When Queen eventually acquired the rights to the film, Brian May and Roger Taylor recorded a new commentary track, on which they discuss their feelings about the original process of making the concert film. May describes Swimmer's behaviour in trying to get the band to agree to the project in very negative terms. He says the director effectively hounded them and that when they relented, he was not easy to work with during the actual two nights of filming. Unlike Swimmer's earlier commentary track, which paints a generous picture of the relationship between himself and the band, May and Taylor's commentary track indicates very directly that this was not the case. In particular, May was irked by Swimmer's camera direction and raised this point every time he was not in shot during a guitar solo.

== Production ==
Material from both nights has been used in the final version. In a number of instances, the footage is a mixture of camera shots from one night and audio recordings from the other night. It was finally released in 2007 this time with permission of the band. The title was also changed. Queen Rock Montreal was chosen as the new official title.

== Video releases ==
The concert was filmed in high quality 35mm format, but the VHS releases of the 1980s and 1990s were highly degraded versions of the original which contained notable syncing issues. Because the original film rights were 100% controlled by the production company there was little the band could do to prevent the various releases, not regaining the film rights until the early 2000s.

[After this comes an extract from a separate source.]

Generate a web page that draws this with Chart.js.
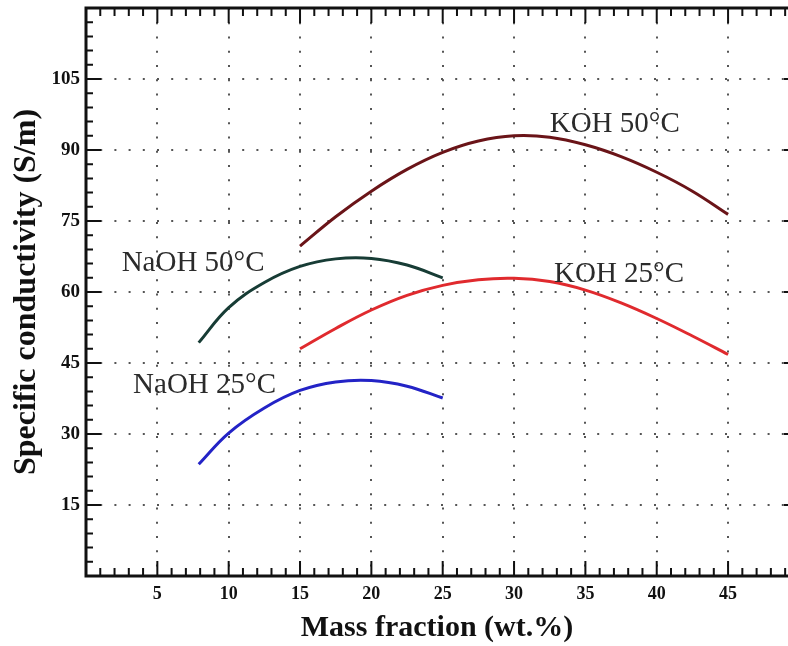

In most of the world, the video was released and re-released at various points from 1982 to 1992 in many popular formats of the day such as VHS, Betamax, Laserdisc and V2000. Cover art varied from territory to territory and from release to release. In the US, however, it was not released until 1986 and was edited down to include only 11 songs, instead of 21, and included vastly different cover art than had been previously used elsewhere. It was not until 1992 that a full, 21-song version was released in the US, with a portion of the proceeds benefitting the Magic Johnson AIDS Foundation. The cover art was more similar to that of other territories.

Then in 1997, 1998 and 1999, a Commemorative Edition was released throughout the world on VHS, Laserdisc and DVD with completely redesigned cover art (a blue/green background with Freddie's silhouette in black), and included Queen performing the Elvis Presley song "Jailhouse Rock", which had not been included in previous releases. Queen performed this song on many occasions throughout their career, but this was the first time an official Queen release included a performance of the song. This was also first ever commercially available Queen release on DVD.

The concert film was again re-released in 2001 on DVD and VHS, remastered in THX for enhanced audio and video quality. The cover art was again majorly redesigned and there were very noticeable improvements in sound and picture quality. It was also made available in a DTS Surround Sound edition. This was the last time it was released under the title We Will Rock You, as subsequent releases in 2007 and onward were retitled Rock Montreal or Rock Montreal and Live Aid.

== Certifications ==

Certifications for We Will Rock You
| Region | Certification | Certified units/sales |
| United States (RIAA) | 2× Platinum | 200,000^{^} |
^{^} Shipments figures based on certification alone.